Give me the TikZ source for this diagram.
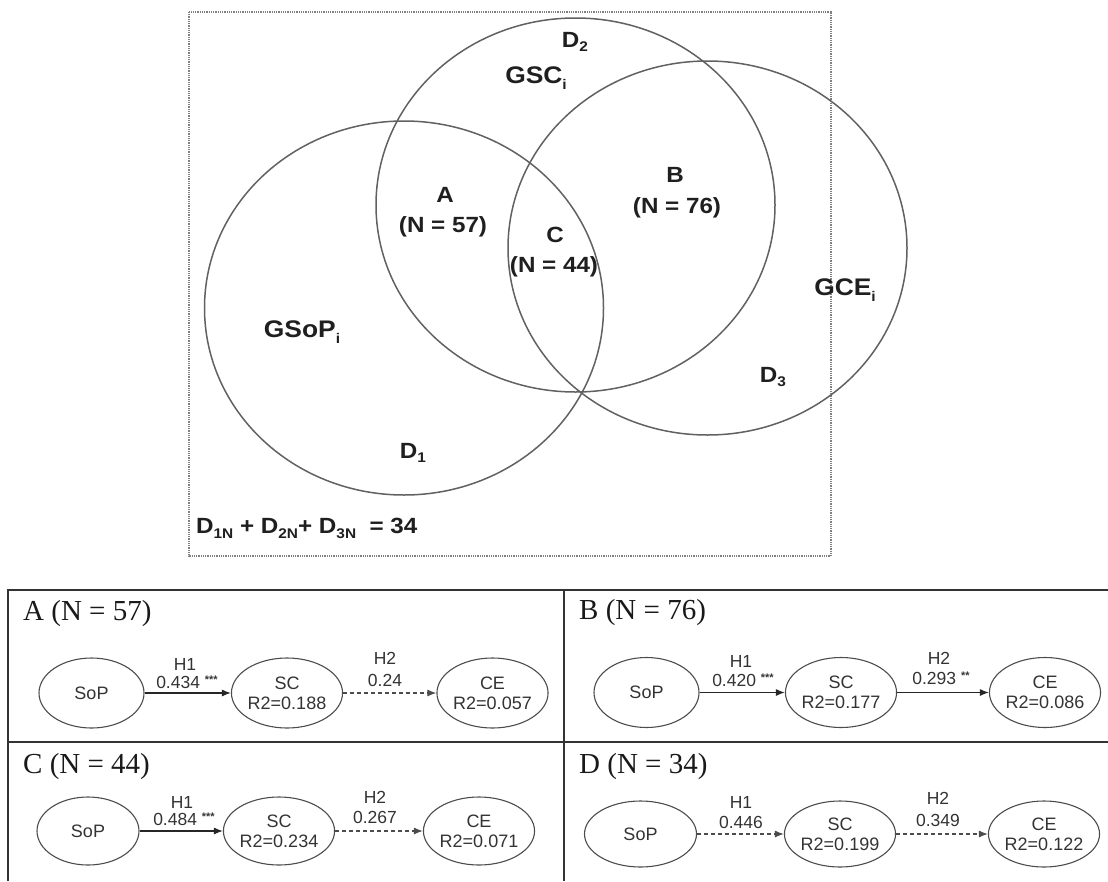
\documentclass[tikz,border=0pt]{standalone}
\usepackage{fontspec}
\setmainfont{Liberation Serif}
\newfontfamily\vennfont[FakeStretch=1.1]{Liberation Sans}
\newfontfamily\pathfont{Liberation Sans}
\usetikzlibrary{arrows.meta,shapes.geometric}
\newcommand\vsub[1]{\raisebox{-0.22em}{\fontsize{14}{14}\selectfont #1}}
\newcommand\stars[1]{\raisebox{0.3em}{\fontsize{11}{11}\selectfont\bfseries #1}}
\begin{document}
\begin{tikzpicture}[x=1pt,y=-1pt,
  venn/.style={draw=black!62, line width=1.5pt},
  frame/.style={draw=black!50, line width=1.6pt, dash pattern=on 1pt off 0.8pt},
  vlabel/.style={font=\vennfont\bfseries\fontsize{22}{25}\selectfont, text=black!88, inner sep=0pt},
  glabel/.style={font=\vennfont\bfseries\fontsize{24}{27}\selectfont, text=black!88, inner sep=0pt},
  grid/.style={draw=black!80, line width=1.3pt},
  ptitle/.style={font=\fontsize{29}{32}\selectfont, text=black!90, inner sep=0pt, anchor=base west},
  latent/.style={ellipse, draw=black!70, line width=1.1pt, minimum width=105pt, minimum height=70pt, inner sep=0pt, align=center, font=\pathfont\fontsize{18}{20}\selectfont, text=black!80},
  elabel/.style={font=\pathfont\fontsize{17.5}{20}\selectfont, text=black!80, inner sep=0pt},
  sig/.style={draw=black!85, line width=1.1pt, -{Latex[length=9pt,width=7pt]}},
  nonsig/.style={draw=black!70, line width=1.1pt, dash pattern=on 4pt off 3pt, -{Latex[length=9pt,width=7pt]}}
]
\useasboundingbox (0,0) rectangle (1108,881);

% ---------- Venn diagram ----------
\draw[frame] (189,12) rectangle (831,556);
\draw[venn] (404,308) ellipse [x radius=199.5, y radius=187];
\draw[venn] (575.5,205) ellipse [x radius=199.5, y radius=187];
\draw[venn] (707.5,248) ellipse [x radius=199.5, y radius=187];

\node[vlabel] (d2) at (575,42) {D\vsub{2}};
\node[glabel] (gsc) at (536,78) {GSC\vsub{i}};
\node[glabel] (gsop) at (302,332) {GSoP\vsub{i}};
\node[glabel] (gce) at (845,290) {GCE\vsub{i}};
\node[vlabel] (la) at (445,195) {A};
\node[vlabel] (na) at (443,227) {(N = 57)};
\node[vlabel] (lc) at (555,235) {C};
\node[vlabel] (nc) at (554,267) {(N = 44)};
\node[vlabel] (lb) at (675,175) {B};
\node[vlabel] (nb) at (677,208) {(N = 76)};
\node[vlabel] (d3) at (773,377) {D\vsub{3}};
\node[vlabel] (d1) at (413,453) {D\vsub{1}};
\node[vlabel, anchor=west] (dsum) at (196,528) {D\vsub{1N} + D\vsub{2N}+ D\vsub{3N} \ = 34};

% ---------- Table ----------
\draw[grid] (8,881) -- (8,590) -- (1108,590);
\draw[grid] (564,590) -- (564,881);
\draw[grid] (8,742) -- (1108,742);

% Panel A
\node[ptitle] (ta) at (23,620) {A (N = 57)};
\node[latent] (sopA) at (91.5,693) {SoP};
\node[latent] (scA) at (287,693) {SC\\R2=0.188};
\node[latent] (ceA) at (492.5,693) {CE\\R2=0.057};
\draw[sig] (sopA) -- (scA);
\draw[nonsig] (scA) -- (ceA);
\node[elabel] (h1A) at (185,664) {H1};
\node[elabel] (b1A) at (187,682) {0.434 \stars{***}};
\node[elabel] (h2A) at (385,658) {H2};
\node[elabel] (b2A) at (385,680) {0.24};

% Panel B
\node[ptitle] (tb) at (579,619) {B (N = 76)};
\node[latent] (sopB) at (646.5,692.5) {SoP};
\node[latent] (scB) at (841,692.5) {SC\\R2=0.177};
\node[latent] (ceB) at (1045,692.5) {CE\\R2=0.086};
\draw[sig] (sopB) -- (scB);
\draw[sig] (scB) -- (ceB);
\node[elabel] (h1B) at (741,661) {H1};
\node[elabel] (b1B) at (743,680) {0.420 \stars{***}};
\node[elabel] (h2B) at (939,658) {H2};
\node[elabel] (b2B) at (941,678) {0.293 \stars{**}};

% Panel C
\node[ptitle] (tc) at (23,773) {C (N = 44)};
\node[latent, minimum width=102pt, minimum height=68pt] (sopC) at (88,831) {SoP};
\node[latent, minimum width=102pt, minimum height=68pt] (scC) at (279,831) {SC\\R2=0.234};
\node[latent, minimum width=102pt, minimum height=68pt] (ceC) at (479,831) {CE\\R2=0.071};
\draw[sig] (sopC) -- (scC);
\draw[nonsig] (scC) -- (ceC);
\node[elabel] (h1C) at (182,802) {H1};
\node[elabel] (b1C) at (184,819) {0.484 \stars{***}};
\node[elabel] (h2C) at (375,797) {H2};
\node[elabel] (b2C) at (375,817) {0.267};

% Panel D
\node[ptitle] (td) at (579,773) {D (N = 34)};
\node[latent, minimum width=112pt, minimum height=66pt] (sopD) at (640.5,834) {SoP};
\node[latent, minimum width=102pt, minimum height=66pt] (scD) at (840,834) {SC\\R2=0.199};
\node[latent, minimum width=104pt, minimum height=66pt] (ceD) at (1044,834) {CE\\R2=0.122};
\draw[nonsig] (sopD) -- (scD);
\draw[nonsig] (scD) -- (ceD);
\node[elabel] (h1D) at (741,802) {H1};
\node[elabel] (b1D) at (741,822) {0.446};
\node[elabel] (h2D) at (938,798) {H2};
\node[elabel] (b2D) at (938,820) {0.349};
\end{tikzpicture}
\end{document}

* * * * * * *

*Challenge:*
Go through the preceding material and copy each line that has the word "diagram".

*Written reply:*
Give me the TikZ source for this diagram.
% ---------- Venn diagram ----------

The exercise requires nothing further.